Best goes coast-to-coast on cystic fibrosis fundraising motorcycle ride

John Decoste
Published on August 5, 2014

A Kings County resident has literally taken his fundraising efforts coast-to-coast.

Jim Best recently returned from an 8,700-kilometre motorcycle trip that took him from Boston to San Francisco, collecting memories while raising awareness and funds for cystic fibrosis research.

Best, 31, grew up in Centreville and now lives in New Minas. He was diagnosed with cystic fibrosis as an infant.

“I was diagnosed early on, and it’s been tricky to figure out at times,” said Best.

He didn’t let the disease stop him from attending university, then pharmacy school, at Dalhousie. Today, he does aerosol mask treatments twice a day, physiotherapy, and has occasional ‘tune-ups’ at the hospital.

“I’m getting quite used to it,” he says.

Best has been driving a motorcycle for about nine years.

“My father did it when I was growing up, that’s where I got the interest,” he said. “I’ve always wanted to do a long trip. I wanted a cause to pair it with, and I chose CF.”

He picked a route through the United States because he had a list of things he wanted to see.  He also visited some friends who were living along the route and attended baseball games in Boston, Cincinnati, St. Louis, Anaheim and San Francisco.


CF remains incurable

“I feel very lucky to have lived this long.  CF has changed dramatically in recent years. The life expectancy for someone with CF when I was born in 1983 was around 11 years. Now it’s close to 50,” Best said.

Cystic fibrosis remains incurable, but a big reason people with the disease are living longer is all the research that has been done into new drugs and medications.

While effective, the new drugs don’t come cheap. Kalydeco, one new medication that is really making a difference in CF patients, costs over $300 per day.

Along with the actual fundraising, he said, “that was another reason I did it, to raise awareness of the advances in medical science.”


On the road

Best was on the road for nearly a month, riding 8,700 kilometres, through 20 states, which was more than he had initially planned.

“I rode for 20 days, and took five days off during that time for rest and rejuvenation, or if I was in a place where I wanted to spend a little more time.”

The hardest part, he said, was the extreme heat. At one spot in Utah, it was 46 degrees Celsius, while at a stop 20 minutes outside Denver, it was just 6C.

“I had drawn up a tentative schedule, including some of the places I wanted to see. I got re-routed around a couple of times because of the weather,” he said.

“I got ahead of schedule, so I got to see South Dakota, Mount Rushmore and the Hoover Dam. I even managed to work in some skydiving, which was a lot of fun.”

Three weeks in, his father, Hal Best, emailed him with the news that he wanted to join his son for the end of the ride.

“(That) was the cherry on top.
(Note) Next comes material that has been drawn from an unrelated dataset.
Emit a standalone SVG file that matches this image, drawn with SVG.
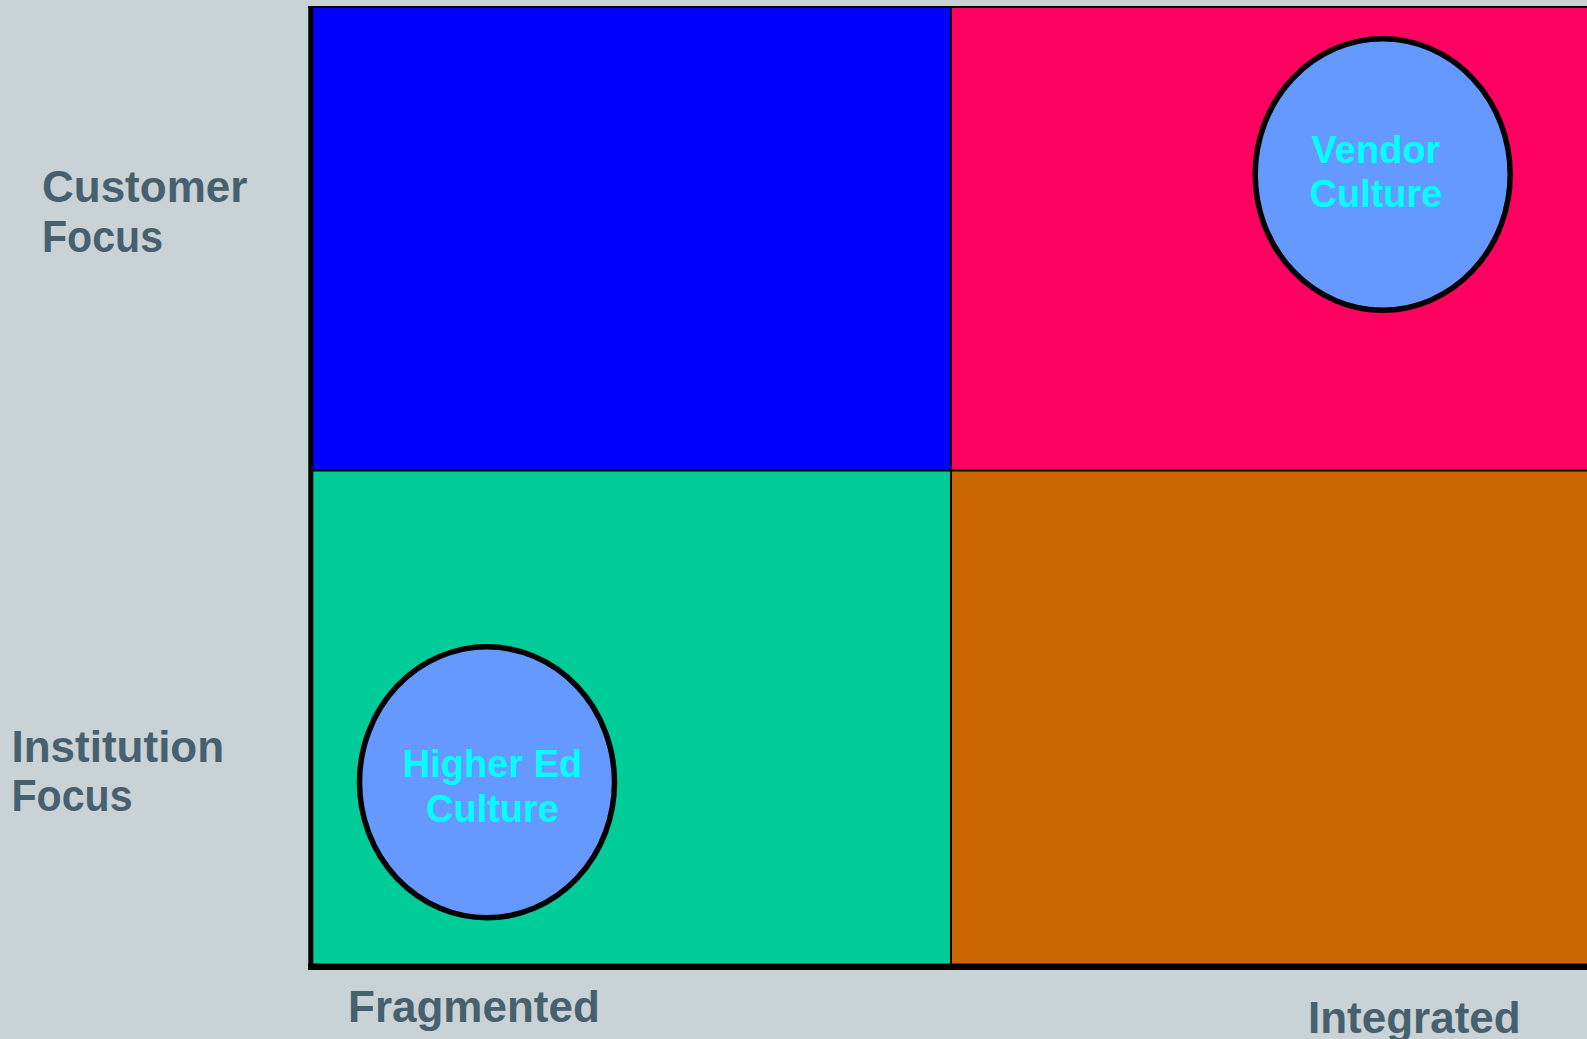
<svg xmlns="http://www.w3.org/2000/svg" width="1587" height="1039" viewBox="0 0 1587 1039">
  <style>
    .axis { font-family: "Liberation Sans", Arial, sans-serif; font-weight: bold; font-size: 44px; fill: #46606e; }
    .node-text { font-family: "Liberation Sans", Arial, sans-serif; font-weight: bold; font-size: 38px; fill: #00ffff; text-anchor: middle; }
    .bubble { fill: #6699ff; stroke: #000000; stroke-width: 5.5; }
    .frame { stroke: #000000; fill: none; }
  </style>
  <rect x="0" y="0" width="1587" height="1039" fill="#c9d3d6"/>

  <g id="quadrants">
    <rect id="q-top-left" x="310" y="7" width="641" height="464" fill="#0000ff"/>
    <rect id="q-top-right" x="951" y="7" width="636" height="464" fill="#ff0060"/>
    <rect id="q-bottom-left" x="310" y="471" width="641" height="496" fill="#00cc99"/>
    <rect id="q-bottom-right" x="951" y="471" width="636" height="496" fill="#cc6600"/>
  </g>

  <g id="connectors">
    <line class="frame" x1="951" y1="7" x2="951" y2="967" stroke-width="2"/>
    <line class="frame" x1="310" y1="470.5" x2="1587" y2="470.5" stroke-width="1.8"/>
    <line class="frame" x1="308" y1="7" x2="1587" y2="7" stroke-width="2"/>
    <line class="frame" x1="310.8" y1="6" x2="310.8" y2="970" stroke-width="5"/>
    <line class="frame" x1="308" y1="966.7" x2="1587" y2="966.7" stroke-width="6.5"/>
  </g>

  <g id="vendor-culture">
    <ellipse class="bubble" cx="1382.7" cy="174.5" rx="127.5" ry="135.7"/>
    <text class="node-text" x="1376" y="163.3">Vendor</text>
    <text class="node-text" x="1376" y="207.3">Culture</text>
  </g>

  <g id="higher-ed-culture">
    <ellipse class="bubble" cx="487" cy="782.3" rx="127.5" ry="135.5"/>
    <text class="node-text" x="492.5" y="777.3">Higher Ed</text>
    <text class="node-text" x="492.5" y="821.7">Culture</text>
  </g>

  <g id="label-customer-focus">
    <text class="axis" x="42" y="201.7">Customer</text>
    <text class="axis" x="42" y="251.7" textLength="121" lengthAdjust="spacingAndGlyphs">Focus</text>
  </g>
  <g id="label-institution-focus">
    <text class="axis" x="11.5" y="761.7">Institution</text>
    <text class="axis" x="11.5" y="811" textLength="121" lengthAdjust="spacingAndGlyphs">Focus</text>
  </g>
  <g id="label-fragmented">
    <text class="axis" x="348" y="1021.7">Fragmented</text>
  </g>
  <g id="label-integrated">
    <text class="axis" x="1308" y="1033">Integrated</text>
  </g>
</svg>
We drove right up the California coast. Having him with me made it really special.”

Best didn’t experience any ill effects from the ride, either.

“I’m doing OK. I thought when I got back I’d need a bit of a tune-up, but though I was tired and a bit jet-lagged, otherwise, I fared quite well,” he said.

“Looking back, it was more of a physical challenge than a mental challenge. I knew why I was doing it, and keeping that in mind kept me going.”

It was harder on his body than he thought it would be, however.

“Even though I had lots to eat, I ended up losing 15 pounds from the heat and exhaustion.”

Due to his lung condition, he also wore a mask or a bandanna under his helmet.


Sharing the story

Best maintained a blog, a fundraising site and a Facebook page during his travels.

“I thought once or twice about calling it off. Then I’d go into a restaurant, or look at my Facebook page and what people were saying, and that kept me going.”

On his return, his family and friends hosted a get-together at the Centreville community hall.

“It was nice to get back,” he said. “If I hadn’t had the support of family, friends and fellow CF sufferers, I wouldn’t have been able to do it.”

The thought of raising funds and awareness, along with the memory of three good friends who passed away young due to CF, was his real motivation.

“I feel a real sense of accomplishment,” he said, “and I’m very proud to have done it. It took a lot of planning and preparation, but I love being on a bike, and I love even more being on a bike for a purpose.”

And as an added motivation, he managed to raise $10,500 and counting, surpassing his $10,000 goal, which he reached just after crossing into Arizona from Nevada.

“I don’t publicize that I have CF, but I have a lot of friends, and friends I’ve lost, and I wanted to give something back.”

He’s already thinking of another trip in a few years, likely across Canada.